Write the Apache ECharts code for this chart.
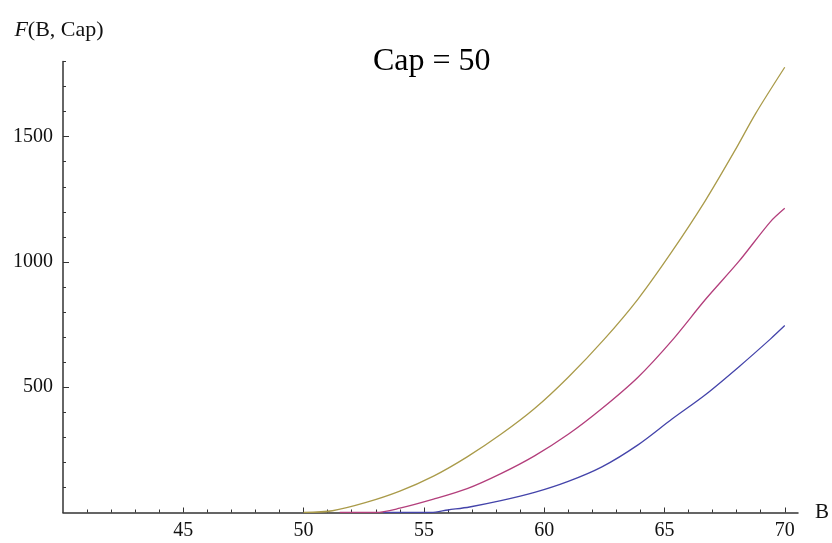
<!DOCTYPE html>
<html>
<head>
<meta charset="utf-8">
<script src="https://cdn.jsdelivr.net/npm/echarts@6/dist/echarts.min.js"></script>
<style>html,body{margin:0;padding:0;background:#fff}#c{width:832px;height:543px}</style>
</head>
<body>
<div id="c"></div>
<script>
// Data: [B, F(B, Cap)]
const yellowSeries = [[50.0,0],[51.2,7],[52.6,40],[54.0,85],[55.4,145],[56.8,222],[58.2,312],[59.6,415],[61.0,540],[62.5,692],[63.9,852],[65.3,1040],[66.7,1245],[67.9,1440],[68.8,1594],[70.0,1777]];
const pinkSeries = [[51.5,0],[53.0,0],[54.0,17],[55.4,53],[56.8,95],[58.2,155],[59.6,226],[61.0,312],[62.4,415],[63.9,540],[65.3,685],[66.7,850],[68.1,1003],[69.4,1160],[70.0,1214]];
const blueSeries = [[53.3,0],[55.3,0],[56.0,10],[56.9,22],[58.2,47],[59.6,80],[61.0,124],[62.4,182],[63.9,270],[65.3,372],[66.7,470],[68.1,582],[69.4,692],[70.0,746]];
const xMajorTicks = [45,50,55,60,65,70];
const xMinorTicks = [41,42,43,44,46,47,48,49,51,52,53,54,56,57,58,59,61,62,63,64,66,67,68,69];
const yMajorTicks = [500,1000,1500];
const yMinorTicks = [100,200,300,400,600,700,800,900,1100,1200,1300,1400,1600,1700,1800];
const titleText = 'Cap = 50';
const xName = 'B';

const axisColor = '#333';
const serif = '"Liberation Serif","DejaVu Serif",serif';
const chart = echarts.init(document.getElementById('c'), null, {renderer:'canvas'});
const X_MIN = 40, X_MAX = 70.55, Y_MIN = 0, Y_MAX = 1800;
const plain = v => String(v);
chart.setOption({
  animation:false,
  backgroundColor:'#fff',
  title:{text:titleText,left:373,top:46,padding:0,textStyle:{fontFamily:serif,fontSize:32,fontWeight:'normal',color:'#000'}},
  grid:{left:63,right:31,top:61.5,bottom:30.5,containLabel:false},
  xAxis:[
    {type:'value',min:X_MIN,max:X_MAX,name:xName,nameLocation:'end',nameGap:17,
     nameTextStyle:{fontFamily:serif,fontSize:21,color:'#111',verticalAlign:'middle'},
     axisLine:{show:true,lineStyle:{color:axisColor,width:1.5}},
     axisTick:{show:true,inside:true,length:5,customValues:xMajorTicks,lineStyle:{color:axisColor,width:1}},
     axisLabel:{customValues:xMajorTicks,formatter:plain,margin:8,fontFamily:serif,fontSize:20,color:'#111'},
     splitLine:{show:false}},
    {type:'value',min:X_MIN,max:X_MAX,position:'bottom',
     axisLine:{show:false},
     axisTick:{show:true,inside:true,length:3,customValues:xMinorTicks,lineStyle:{color:axisColor,width:1}},
     axisLabel:{show:false},splitLine:{show:false}}
  ],
  yAxis:[
    {type:'value',min:Y_MIN,max:Y_MAX,
     name:'{i|F}(B, Cap)',nameLocation:'end',nameGap:20,
     nameTextStyle:{fontFamily:serif,fontSize:22,color:'#111',align:'center',padding:[0,8,0,0],
       rich:{i:{fontFamily:serif,fontSize:22,fontStyle:'italic',color:'#111'}}},
     axisLine:{show:true,onZero:false,lineStyle:{color:axisColor,width:1.5}},
     axisTick:{show:true,inside:true,length:6,customValues:yMajorTicks,lineStyle:{color:axisColor,width:1}},
     axisLabel:{customValues:yMajorTicks,formatter:plain,margin:10,fontFamily:serif,fontSize:20,color:'#111'},
     splitLine:{show:false}},
    {type:'value',min:Y_MIN,max:Y_MAX,position:'left',
     axisLine:{show:false},
     axisTick:{show:true,inside:true,length:3,customValues:yMinorTicks,lineStyle:{color:axisColor,width:1}},
     axisLabel:{show:false},splitLine:{show:false}}
  ],
  series:[
    {type:'line',data:blueSeries,showSymbol:false,smooth:0.3,lineStyle:{color:'#4444aa',width:1.3},z:3},
    {type:'line',data:pinkSeries,showSymbol:false,smooth:0.3,lineStyle:{color:'#b33f7c',width:1.3},z:3},
    {type:'line',data:yellowSeries,showSymbol:false,smooth:0.3,lineStyle:{color:'#aa9b4a',width:1.3},z:3}
  ]
});
</script>
</body>
</html>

Requirements: Leave out any pictures and return exactly the lines from the beginning of the data through the line with "const xName = 'B';", inclusive.

Correct output:
Write the Apache ECharts code for this chart.
<!DOCTYPE html>
<html>
<head>
<meta charset="utf-8">
<script src="https://cdn.jsdelivr.net/npm/echarts@6/dist/echarts.min.js"></script>
<style>html,body{margin:0;padding:0;background:#fff}#c{width:832px;height:543px}</style>
</head>
<body>
<div id="c"></div>
<script>
// Data: [B, F(B, Cap)]
const yellowSeries = [[50.0,0],[51.2,7],[52.6,40],[54.0,85],[55.4,145],[56.8,222],[58.2,312],[59.6,415],[61.0,540],[62.5,692],[63.9,852],[65.3,1040],[66.7,1245],[67.9,1440],[68.8,1594],[70.0,1777]];
const pinkSeries = [[51.5,0],[53.0,0],[54.0,17],[55.4,53],[56.8,95],[58.2,155],[59.6,226],[61.0,312],[62.4,415],[63.9,540],[65.3,685],[66.7,850],[68.1,1003],[69.4,1160],[70.0,1214]];
const blueSeries = [[53.3,0],[55.3,0],[56.0,10],[56.9,22],[58.2,47],[59.6,80],[61.0,124],[62.4,182],[63.9,270],[65.3,372],[66.7,470],[68.1,582],[69.4,692],[70.0,746]];
const xMajorTicks = [45,50,55,60,65,70];
const xMinorTicks = [41,42,43,44,46,47,48,49,51,52,53,54,56,57,58,59,61,62,63,64,66,67,68,69];
const yMajorTicks = [500,1000,1500];
const yMinorTicks = [100,200,300,400,600,700,800,900,1100,1200,1300,1400,1600,1700,1800];
const titleText = 'Cap = 50';
const xName = 'B';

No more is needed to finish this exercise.